Nadia lives her dream, 10,000 miles from home
Bermudian Nadia Laws has become a night owl ever since moving to Bali four months ago.
The Indonesian nation is 12 hours ahead of Bermuda and she has to keep pace with the clients of her communications firm, Media Maven.
“Night is day and day is night,” she joked. “Staring at screens late into the night is not good for sleep, but it is a small price to pay for living my dream.”
She has wanted to move to another country since reading Elizabeth Gilbert’s memoir Eat Pray Love, 15 years ago. The writer travelled around the world to “find herself”, after getting a divorce.
“I loved my family and friends in Bermuda but I wanted adventure and I wanted to experience life in a different culture and community,” Ms Laws said.
Eight years ago she married Markez Laws. It took some convincing before her husband came on board the idea of living abroad.
They started planning and saving in 2019. Ms Laws thought it was best to go with six months to a year’s savings in case work did not immediately flow in.
The couple looked at Malaysia, Mexico, Kenya and Thailand before deciding on Bali.
”We first had to consider countries where our dollar would go further so that we could enjoy a better quality of life for our family,“ Ms Laws said. “We also factored in things such as weather, language, accessibility to other countries and education for our son.”
They had loved their trip to Bali in 2017, so it was top of their list. Still, it was not until early this year that they committed to it.
“With the pandemic, travel to, and getting visas, had become a lot more challenging for countries in Asia, which largely closed their borders during Covid-19,” she said.
Indonesia has since been working hard to attract wealthy foreigners. It now offers long-stay visas to skilled workers, pensioners and other non-nationals. In 2023 it will offer ten-year visas to people who have at least $130,000.
The Laws family chose Canggu, a seaside town of 30,000 people, because of its digital nomad infrastructure and numerous co-working spaces.

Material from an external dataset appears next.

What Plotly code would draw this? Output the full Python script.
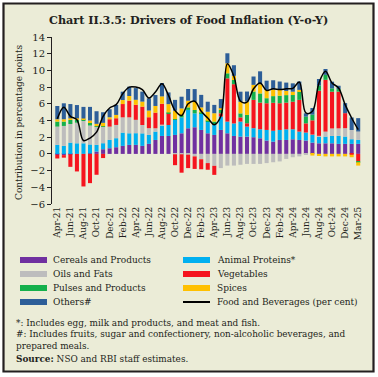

They have made friends with people from around the world; the Balinese are warm and hospitable.
“No matter what you are interested in, you will find a community here,” said Ms Laws, 35. “You find people of all different stripes and there are lots of different Facebook groups to help you.”
She and her son Zaccheus, 4, moved first. Her husband, a business intelligence analyst, followed six weeks later.

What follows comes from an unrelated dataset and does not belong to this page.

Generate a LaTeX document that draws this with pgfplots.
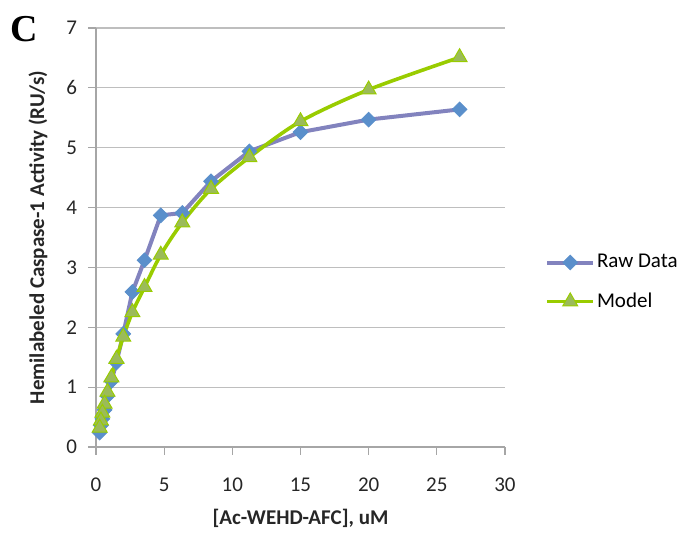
\documentclass[border=0pt]{standalone}
\usepackage{fontspec}
\setmainfont{Carlito}
\newfontfamily\letterfont{Liberation Serif}
\usepackage{pgfplots}
\pgfplotsset{compat=1.18}

\definecolor{rawline}{HTML}{8283BE}
\definecolor{rawmark}{HTML}{5A8FCB}
\definecolor{modelline}{HTML}{99CC00}
\definecolor{modelmark}{HTML}{9BBB59}
\definecolor{gridgray}{HTML}{BEBEBE}
\definecolor{axisgray}{HTML}{A6A6A6}

\begin{document}
\begin{tikzpicture}
\useasboundingbox (0,0) rectangle (338.5pt,266.5pt);
\node[font=\letterfont\bfseries\fontsize{19}{19}\selectfont] at (12pt,252pt) {C};
\begin{axis}[
    at={(48pt,43pt)}, anchor=south west,
    scale only axis,
    width=204.5pt, height=209.5pt,
    xmin=0, xmax=30, ymin=0, ymax=7,
    xtick={0,5,...,30}, ytick={0,1,...,7},
    axis x line=bottom, axis y line=left,
    axis line style={axisgray, line width=0.6pt, -},
    tick align=outside, major tick length=4pt,
    tick style={axisgray, line width=0.6pt},
    ymajorgrids=true,
    grid style={gridgray, line width=0.6pt},
    /pgf/number format/assume math mode=true,
    tick label style={font=\fontsize{10.5}{12}\selectfont, text=black!85},
    xticklabel style={yshift=-8pt},
    yticklabel style={xshift=-2pt},
    xlabel={[Ac-WEHD-AFC], uM},
    ylabel={Hemilabeled Caspase-1 Activity (RU/s)},
    label style={font=\bfseries\fontsize{10.5}{12}\selectfont, text=black!85},
    xlabel style={at={(axis description cs:0.5,-0.1695)}, anchor=center},
    ylabel style={at={(axis description cs:-0.142,0.5)}, anchor=center},
    legend style={at={(axis description cs:1.098,0.393)}, anchor=west,
        draw=none, fill=none, inner sep=0pt, row sep=7pt,
        nodes={inner xsep=1pt},
        font=\fontsize{10.5}{12}\selectfont, cells={anchor=west}},
    legend image code/.code={
        \draw[mark repeat=2, mark phase=2] plot coordinates {(0cm,0cm) (0.4cm,0cm) (0.8cm,0cm)};
    },
    clip=false,
]
\addplot[rawline, line width=2pt, mark=square*, mark size=2.6pt,
    mark options={rotate=45, fill=rawmark, draw=rawmark, line width=0.4pt}]
coordinates {
 (26.67,5.64) (20,5.47) (15,5.26) (11.25,4.94) (8.44,4.44) (6.33,3.91)
 (4.75,3.87) (3.56,3.12) (2.67,2.59) (2.0,1.89) (1.5,1.41) (1.13,1.10)
 (0.84,0.85) (0.63,0.62) (0.47,0.47) (0.36,0.36) (0.27,0.24)
};
\addplot[modelline, line width=1.8pt, smooth, mark=triangle*, mark size=4.3pt,
    mark options={fill=modelmark, draw=modelline, line width=0.5pt}]
coordinates {
 (26.67,6.51) (20,5.97) (15,5.44) (11.25,4.84) (8.44,4.31) (6.33,3.75)
 (4.75,3.21) (3.56,2.67) (2.67,2.25) (2.0,1.84) (1.5,1.47) (1.13,1.16)
 (0.84,0.92) (0.63,0.72) (0.47,0.57) (0.36,0.44) (0.27,0.32)
};
\legend{Raw Data, Model}
\end{axis}
\end{tikzpicture}
\end{document}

It took a while for Zaccheus to adapt; the time change made him clingy and tired. He now attends an international school where English is the primary language.

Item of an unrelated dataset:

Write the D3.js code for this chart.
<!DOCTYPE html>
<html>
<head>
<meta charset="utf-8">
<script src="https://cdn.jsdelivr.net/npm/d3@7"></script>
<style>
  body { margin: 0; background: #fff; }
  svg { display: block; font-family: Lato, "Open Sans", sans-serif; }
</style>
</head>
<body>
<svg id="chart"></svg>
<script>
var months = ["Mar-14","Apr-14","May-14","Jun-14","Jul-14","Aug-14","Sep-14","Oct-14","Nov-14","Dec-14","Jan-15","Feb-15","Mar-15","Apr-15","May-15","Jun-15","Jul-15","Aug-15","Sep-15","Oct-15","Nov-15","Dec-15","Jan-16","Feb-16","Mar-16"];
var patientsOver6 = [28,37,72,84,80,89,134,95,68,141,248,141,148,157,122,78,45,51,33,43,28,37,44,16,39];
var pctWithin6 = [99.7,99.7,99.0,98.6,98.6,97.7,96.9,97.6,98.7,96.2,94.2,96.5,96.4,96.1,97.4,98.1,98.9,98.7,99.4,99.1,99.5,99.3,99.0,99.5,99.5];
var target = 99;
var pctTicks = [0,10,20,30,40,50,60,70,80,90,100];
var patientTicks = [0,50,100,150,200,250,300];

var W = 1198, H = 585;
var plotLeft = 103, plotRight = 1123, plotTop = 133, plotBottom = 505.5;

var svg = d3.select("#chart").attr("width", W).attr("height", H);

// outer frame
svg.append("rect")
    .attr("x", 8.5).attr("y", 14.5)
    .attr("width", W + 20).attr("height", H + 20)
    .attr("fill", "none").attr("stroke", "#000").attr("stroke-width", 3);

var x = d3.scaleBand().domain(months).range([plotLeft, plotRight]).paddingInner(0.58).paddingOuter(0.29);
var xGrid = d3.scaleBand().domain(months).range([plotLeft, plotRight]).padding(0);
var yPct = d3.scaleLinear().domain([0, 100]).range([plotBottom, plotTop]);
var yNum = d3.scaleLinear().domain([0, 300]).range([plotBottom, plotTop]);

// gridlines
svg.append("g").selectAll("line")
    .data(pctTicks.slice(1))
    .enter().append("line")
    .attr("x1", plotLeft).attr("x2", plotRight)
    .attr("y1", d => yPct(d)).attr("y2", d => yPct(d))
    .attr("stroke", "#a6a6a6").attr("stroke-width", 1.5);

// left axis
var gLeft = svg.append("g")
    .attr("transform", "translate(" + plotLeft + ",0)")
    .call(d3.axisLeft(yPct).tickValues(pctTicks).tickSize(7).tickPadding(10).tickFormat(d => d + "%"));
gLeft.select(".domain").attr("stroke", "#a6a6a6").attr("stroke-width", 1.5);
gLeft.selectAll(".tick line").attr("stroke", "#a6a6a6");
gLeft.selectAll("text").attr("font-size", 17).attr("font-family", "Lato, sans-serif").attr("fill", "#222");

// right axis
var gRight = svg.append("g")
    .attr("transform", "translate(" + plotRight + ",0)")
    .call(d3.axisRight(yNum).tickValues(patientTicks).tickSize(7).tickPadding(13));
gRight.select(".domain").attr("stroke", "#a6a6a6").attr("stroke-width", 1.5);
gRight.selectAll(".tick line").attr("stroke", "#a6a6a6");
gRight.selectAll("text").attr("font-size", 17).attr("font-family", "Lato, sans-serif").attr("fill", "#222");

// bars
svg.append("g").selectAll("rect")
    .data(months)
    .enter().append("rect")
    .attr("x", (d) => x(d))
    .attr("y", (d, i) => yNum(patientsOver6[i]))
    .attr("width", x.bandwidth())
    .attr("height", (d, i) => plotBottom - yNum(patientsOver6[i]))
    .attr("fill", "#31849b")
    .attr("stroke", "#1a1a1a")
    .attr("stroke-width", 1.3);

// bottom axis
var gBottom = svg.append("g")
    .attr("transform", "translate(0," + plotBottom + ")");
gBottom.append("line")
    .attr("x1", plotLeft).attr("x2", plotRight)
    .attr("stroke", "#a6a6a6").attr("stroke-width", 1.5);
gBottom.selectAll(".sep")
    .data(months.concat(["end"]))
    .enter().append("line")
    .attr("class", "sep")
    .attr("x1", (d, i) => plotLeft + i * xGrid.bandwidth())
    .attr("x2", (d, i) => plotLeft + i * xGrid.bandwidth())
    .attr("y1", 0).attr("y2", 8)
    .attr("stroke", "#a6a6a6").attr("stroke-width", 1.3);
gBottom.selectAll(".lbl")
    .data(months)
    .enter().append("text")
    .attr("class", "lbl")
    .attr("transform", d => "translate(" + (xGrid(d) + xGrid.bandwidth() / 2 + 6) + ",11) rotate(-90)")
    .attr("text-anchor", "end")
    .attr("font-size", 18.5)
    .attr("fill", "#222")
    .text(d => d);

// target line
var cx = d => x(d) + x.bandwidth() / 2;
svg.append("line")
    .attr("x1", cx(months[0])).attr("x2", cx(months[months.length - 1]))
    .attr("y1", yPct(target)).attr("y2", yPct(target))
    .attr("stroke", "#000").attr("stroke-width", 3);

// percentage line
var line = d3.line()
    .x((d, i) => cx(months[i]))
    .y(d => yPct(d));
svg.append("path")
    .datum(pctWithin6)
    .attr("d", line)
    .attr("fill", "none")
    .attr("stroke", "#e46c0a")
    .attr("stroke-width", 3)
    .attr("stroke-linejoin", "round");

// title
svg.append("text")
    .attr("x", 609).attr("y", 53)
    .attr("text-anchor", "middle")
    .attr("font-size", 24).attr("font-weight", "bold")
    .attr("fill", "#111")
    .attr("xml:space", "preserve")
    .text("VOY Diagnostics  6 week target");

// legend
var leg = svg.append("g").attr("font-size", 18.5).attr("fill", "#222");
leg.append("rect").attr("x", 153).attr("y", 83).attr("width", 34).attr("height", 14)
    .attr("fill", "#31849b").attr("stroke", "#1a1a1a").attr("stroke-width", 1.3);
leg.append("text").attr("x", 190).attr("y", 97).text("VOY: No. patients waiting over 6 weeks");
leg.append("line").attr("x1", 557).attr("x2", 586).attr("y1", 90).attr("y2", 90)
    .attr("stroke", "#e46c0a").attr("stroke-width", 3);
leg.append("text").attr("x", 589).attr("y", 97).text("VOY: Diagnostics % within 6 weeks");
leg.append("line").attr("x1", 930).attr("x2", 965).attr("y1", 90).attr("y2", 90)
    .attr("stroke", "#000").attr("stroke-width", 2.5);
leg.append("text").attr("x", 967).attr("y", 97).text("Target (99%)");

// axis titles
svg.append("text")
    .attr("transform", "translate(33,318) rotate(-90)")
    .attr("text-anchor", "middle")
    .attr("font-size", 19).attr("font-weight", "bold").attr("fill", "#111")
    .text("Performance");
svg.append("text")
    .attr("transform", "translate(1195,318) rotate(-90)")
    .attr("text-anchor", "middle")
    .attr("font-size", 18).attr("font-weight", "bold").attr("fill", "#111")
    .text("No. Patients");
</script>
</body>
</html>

“When he gets to school all the other children yell his name and give him hugs,” Ms Laws said. “And he has four or five really good friends that he sees every day. We are part of a recreation club that has a gym and stuff. We go there after school, and all the other kids are there as well.”
Like Bermuda, people in Bali ride around on scooters and motorbikes. However, the roads are busy and there can be air pollution. Ms Laws believes Bermuda’s beaches are more beautiful. There are also no real seasons in Bali, just a rainy or a dry period.
“Right now is considered the wet season but some days it does not rain and some days it rains for a couple of hours,” she said.
“The ocean is a little rough so we tend to do most of our swimming in pools. Surfing is pretty big over here.”
They have more family time in Bali.
“In Bermuda, my husband worked multiple jobs and we were building a house. We did not have much family time on the weekend. Here, on weekends, we are visiting different areas in Bali. There are lots of tourist attractions like the Sacred Monkey Forest in Ubud. Every area has its own vibes and attributes.
“After a season of so much hustling to set up and grow my public relations and communications consulting business, where I was always setting goals and new ambitions, it finally feels as though I’m chasing a different kind of success – one that balances health and also prioritises family and self-care.”
As a business owner, she was nervous about what the move might mean for her client base in Bermuda.
“Thankfully many forward-thinking businesses have become more agile in the way they do business,” she said. “They realise the same quality of work can be done no matter where you are in the world. This has allowed me to create a 100 per cent remote and location independent business. That was always my hope from Day One of becoming an entrepreneur in August 2016.”
Another worry was that as Black people, they would not be welcomed in Bali, a predominantly Asian and White, expatriate country.
A Facebook group called Black In Bali Community has helped.
“Thankfully, it only took me a couple of months to start building meaningful relationships with other travellers and parents within our community,” Ms Laws said.
One thing the relocation has taught her is that there is no perfect place to live.
“Still, we can find a place where daily life is exciting and enjoyable for us individually,” she said. “Living in Bali has afforded me the opportunity to experience new adventures, meet new people and grow into the best version of myself. I’m grateful that after years of praying, hoping and wishing for this chance, I’m finally here living it.”